We face the risk of fraud.
Online transactions may be subject to sophisticated schemes or collusion to defraud, launder money or other illegal activities, and there is a risk that our products may be used for those purposes either by our customers or our employees or contractors. This may be especially true when dealing with cryptocurrencies, which by design, may be difficult or impossible to trace. While we believe that our systems, both computer and procedural, afford an adequate degree of protection against fraudulent activities, if such protection is not effective in all cases, is circumvented or if we fail to implement updated controls and procedures or to counter new fraud techniques, we could lose the confidence of our customers and our reputation could be damaged. Moreover, any failure to protect ourselves and our customers from fraudulent activity, could result in reputational damage and could materially adversely affect our operations, financial performance and prospects. Failure to adequately monitor and prevent money laundering and other fraudulent activity could also result in civil or criminal liability.
We may not generate significant revenue from digital securities exchanges.
We intend to supply digital securities exchange software and operating licenses to the Company's U.S. broker-dealer customers and other global financial securities regulated entities. Some or all of the digital securities exchanges may not generate significant, or any, digital securities trading volume which could reduce the potential recurring revenue received by the Company for some or all of its digital securities exchanges.
We may not generate significant revenue from specialty digital securities exchanges.
We intend to supply numerous specialty digital securities exchange software and operating licenses to the Company's customers in the areas of sports teams, music rights and other popular sports that have large fanbases. Some or all of the teams and artists may not generate significant, or any, digital securities trading volume amongst their fans which could reduce the potential recurring revenue received by the Company for some or all of its specialty digital securities exchanges.
We may enter partnerships, collaborations, joint ventures, or strategic alliances with third parties. If we are unsuccessful in establishing or maintaining strategic relationships with these third parties or if these third parties fail to deliver certain operational services, our business, operating results, and financial condition could be adversely affected.
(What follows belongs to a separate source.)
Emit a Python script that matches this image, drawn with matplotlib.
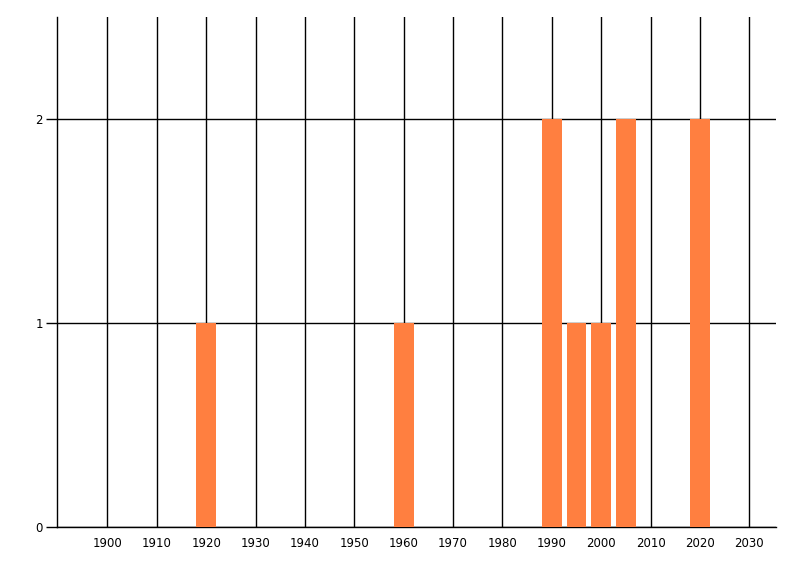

Identifying strategic relationships with third parties and negotiating and documenting relationships with them may be time-consuming and complex and may distract management. Moreover, we may be delayed, or not be successful, in achieving the objectives that we anticipated because of such strategic relationships.
Counterparties to any strategic relationship may have economic or business interests or goals that are, or that may become, inconsistent with our business interests or goals, and may subject us to additional risks to the extent such third party becomes the subject of negative publicity, faces its own litigation or regulatory challenges, or faces other adverse circumstances.
Conflicts may arise with our strategic partners, such as the interpretation of significant terms under any agreement, which may result in litigation or arbitration which would increase our expenses and divert the attention of our management. If we are unsuccessful in establishing or maintaining strategic relationships with third parties, our ability to compete in the marketplace or to grow our revenue could be impaired and our business, operating results, and financial condition could be adversely affected.
We currently maintain a partnership with MERJ Exchange Limited for the operation, software services and revenue sharing for Upstream. This partnership is subject to the risks described above.
Loss of a critical banking relationship could adversely impact our business, operating results, and financial condition.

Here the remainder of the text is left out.